Pas à pas, les entrepreneures québécoises prennent leur place au sein du monde des affaires. Le point avec une leader d'expérience.
Ruth Vachon a relevé la plupart des défis qui jalonnent le parcours d'une entrepreneure. Présidente du Réseau des femmes d'affaires du Québec (RFAQ) depuis près de deux ans, la Saguenéenne a commencé sa carrière par un passage chez Alcan, puis elle a fondé, à 28 ans, la première de ses deux entreprises... ainsi que son foyer familial. Engagée et volontaire, nommée femme d'affaires du Saguenay à maintes reprises, Mme Vachon porte désormais un regard neuf, grâce à un certain recul, sur les nouveaux enjeux auxquels fait face la gent féminine professionnelle.
Une question d'ambition
«On ne prend pas conscience de l'ampleur de nos défis quand on est entrepreneure, tellement on est dans notre bulle», constate-t-elle aujourd'hui. L'enjeu le plus critique, à ses yeux, est- ce l'équité salariale ? la parité ? la conciliation travail-famille ?
Que nenni. Même si ceux-ci demeurent primordiaux, Ruth Vachon brandit avant toute chose les résultats d'une récente étude de chercheurs de l'Université d'Ottawa : selon leurs conclusions, les descendants d'Adam auraient en général plus d'ambition que ceux d'Ève. Mais pour Mme Vachon, cette situation n'est pas due à un manque d'ambition, plutôt à un manque de confiance en soi-même.
«Les femmes d'affaires québécoises doivent prendre conscience de leurs capacités. Elles sont réticentes quand il s'agit de se promouvoir, de communiquer sans complexe leurs performances. Elles sont très humbles ; on dirait qu'elles ont peur d'être prétentieuses», indique celle qui s'est donné pour mission de lever les freins vers la réussite que les femmes mettent elles-mêmes.
Le désir de ne «pas aller trop vite», de «garder l'équilibre entre vie personnelle et vie professionnelle» se reflète partout, peut-être même de façon plus intense chez les plus jeunes. «Au RFAQ, on a eu l'occasion de former des femmes de la génération Y ayant des carrières de taille ; des jeunes de chez Deloitte, du Cirque du Soleil. Elles disent vouloir le même résultat que nous [des femmes d'affaires plus âgées], mais pas de la même façon.»
À la recherche de modèles modernes
Alors, quels moyens et stratégies le RFAQ peut-il mettre en place pour relever ce défi ? Avant tout, définir des modèles différents de ceux que l'on voit actuellement.
«On cherche des modèles de femmes inspirants, atteignables et qui représentent l'équilibre, confie Ruth Vachon, qui souhaite surtout combler l'écart entre les générations. Oui, on a des Monique Leroux, des Jacynthe Côté. Mais comprenez qu'entre 25 et 55 ans, il y a un fossé.»

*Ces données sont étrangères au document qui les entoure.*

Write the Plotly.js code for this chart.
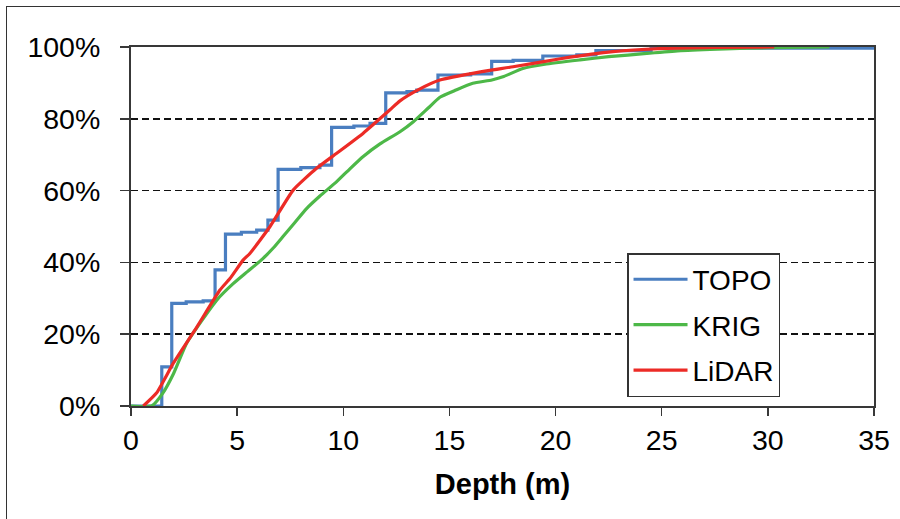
<!DOCTYPE html>
<html>
<head>
<meta charset="utf-8">
<script src="https://cdn.plot.ly/plotly-3.0.1.min.js"></script>
<style>
html,body{margin:0;padding:0;background:#fff;}
#frame{position:absolute;left:6px;top:6px;width:1000px;height:600px;border-top:1.5px solid #333;border-left:1.5px solid #333;}
#chart{position:absolute;left:0;top:0;width:900px;height:519px;}
</style>
</head>
<body>
<div id="frame"></div>
<div id="chart"></div>
<script>
// TOPO (step curve)
const topoDepth = [0, 1.45, 1.92, 2.6, 3.4, 3.96, 4.45, 5.2, 5.92, 6.45, 6.93, 8.0, 8.9, 9.45, 10.5, 11.26, 12.0, 13.0, 13.46, 14.46, 16.0, 16.99, 18.0, 19.4, 21.0, 21.9, 24.5, 35];
const topoCum   = [0, 10.9, 28.6, 29.0, 29.3, 37.9, 47.9, 48.4, 49.0, 51.8, 65.9, 66.4, 67.1, 77.6, 78.0, 78.7, 87.2, 87.6, 88.0, 92.2, 92.5, 96.0, 96.3, 97.5, 97.8, 99.0, 99.7, 100];
// KRIG
const krigDepth = [0, 0.97, 1.5, 2.0, 2.62, 3.3, 4.04, 4.8, 5.5, 6.2, 6.7, 7.2, 7.7, 8.27, 8.9, 9.69, 10.3, 10.94, 11.73, 12.67, 13.3, 14.0, 14.55, 15.3, 16.1, 17.0, 17.52, 18.46, 19.5, 21.15, 22.5, 24.3, 25.9, 28.0, 30.0, 32.9];
const krigCum   = [0, 0, 3.6, 9.0, 17.5, 23.5, 29.5, 34.0, 37.5, 41.0, 44.0, 47.5, 51.0, 55.0, 58.5, 62.5, 66.0, 69.5, 73.0, 76.4, 79.2, 83.0, 86.0, 88.0, 89.9, 90.8, 91.7, 94.0, 95.2, 96.4, 97.3, 98.2, 99.0, 99.5, 99.8, 100];
// LiDAR
const lidarDepth = [0.58, 1.2, 2.0, 3.1, 4.19, 4.66, 5.29, 5.6, 6.55, 7.65, 8.74, 9.69, 10.94, 12.2, 12.67, 13.5, 14.55, 16.4, 18.0, 20.3, 22.7, 25.06, 27.5, 30.3];
const lidarCum   = [0, 3.6, 12.0, 22.0, 32.3, 35.5, 40.7, 42.5, 50.0, 60.2, 66.2, 70.4, 76.0, 82.5, 85.0, 88.0, 90.8, 93.0, 94.5, 96.8, 98.7, 99.6, 99.9, 100];

const xTicks = [0, 5, 10, 15, 20, 25, 30, 35];
const yTicks = [0, 20, 40, 60, 80, 100];
const yTickText = yTicks.map(v => v + '%');

const seriesNames = ['TOPO', 'KRIG', 'LiDAR'];
const colors = ['#4a7ec0', '#4db848', '#ec2b26'];

const traces = [
  {x: topoDepth, y: topoCum, name: seriesNames[0], legendgroup: 'a', mode: 'lines', line: {color: colors[0], width: 3.2, shape: 'hv'}},
  {x: krigDepth, y: krigCum, name: seriesNames[1], legendgroup: 'b', mode: 'lines', line: {color: colors[1], width: 3.2, shape: 'spline', smoothing: 0.5}},
  {x: lidarDepth, y: lidarCum, name: seriesNames[2], legendgroup: 'c', mode: 'lines', line: {color: colors[2], width: 3.2, shape: 'spline', smoothing: 0.5}}
];

const font = {family: 'Liberation Sans, Arial, sans-serif', color: '#000'};

const layout = {
  width: 900, height: 519,
  margin: {l: 131, r: 26, t: 47, b: 113},
  paper_bgcolor: 'rgba(0,0,0,0)',
  plot_bgcolor: '#fff',
  showlegend: true,
  legend: {
    x: 0.6676, y: 0.426, xanchor: 'left', yanchor: 'top',
    bgcolor: '#fff', bordercolor: '#333', borderwidth: 1.5,
    font: Object.assign({}, font, {size: 28}),
    traceorder: 'grouped', tracegroupgap: 6, itemwidth: 54
  },
  xaxis: {
    range: [0, 35], tickvals: xTicks, ticktext: xTicks.map(String),
    showgrid: false, zeroline: false,
    showline: true, linecolor: '#383838', linewidth: 2, mirror: true,
    ticks: 'outside', ticklen: 8, tickcolor: '#383838', tickwidth: 1.5,
    tickfont: Object.assign({}, font, {size: 28.5}),
    title: {text: '<b>Depth (m)</b>', font: Object.assign({}, font, {size: 29}), standoff: 18}
  },
  yaxis: {
    range: [0, 100], tickvals: yTicks, ticktext: yTickText,
    showgrid: true, gridcolor: '#111', griddash: '7px,4px', gridwidth: 1.5,
    zeroline: false,
    showline: true, linecolor: '#383838', linewidth: 2, mirror: true,
    ticks: 'outside', ticklen: 9, tickcolor: '#383838', tickwidth: 1.5,
    ticklabelstandoff: 14,
    tickfont: Object.assign({}, font, {size: 28.5})
  }
};

Plotly.newPlot('chart', traces, layout, {displayModeBar: false, staticPlot: true});
</script>
</body>
</html>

Et, aussitôt que le réseau prospecte ses modèles féminins idéaux, l'écueil de la confiance en soi ressurgit. «Quand on sollicite des femmes en bas de la quarantaine, elles nous disent : «Attendez, je n'ai rien réalisé encore, je ne suis pas prête». Et pourtant, elles s'investissent dans des entreprises qui font des dizaines de millions de dollars de chiffre d'affaires. La femme considère qu'elle n'en a jamais assez fait», déplore la présidente du réseau.
Un éventail de défis
Bien entendu, au sein du RFAQ, qui compte actuellement un peu plus de 2 000 membres, les autres chevaux de bataille sont loin d'être délaissés. Équité salariale et égalité hommes-femmes sont toujours au menu, et l'aspiration à la parité reste plus que jamais à l'ordre du jour.
«Notre objectif reste d'atteindre la parité et d'augmenter notre présence partout», confirme Ruth Vachon, qui préfère écarter la voie législative.
«On en a assez de parler de lois», dit-elle, précisant que le réseau préfère formuler des propositions de moyens «concrets et réalistes» auprès du gouvernement. Parmi ces derniers, citons le développement de normes pour permettre aux femmes de mieux s'insérer dans les conseils d'administration.
Le deuxième volet de la politique publique pour l'égalité hommes-femmes vient justement d'entrer en vigueur en 2011.
Estimé à 290 millions de dollars, ce deuxième volet prévoit une centaine d'actions au cours des quatre prochaines années, dont la promotion de la parité au sein des conseils d'administration de grandes entreprises privées, ou encore l'encouragement de la participation des entrepreneures aux marchés publics.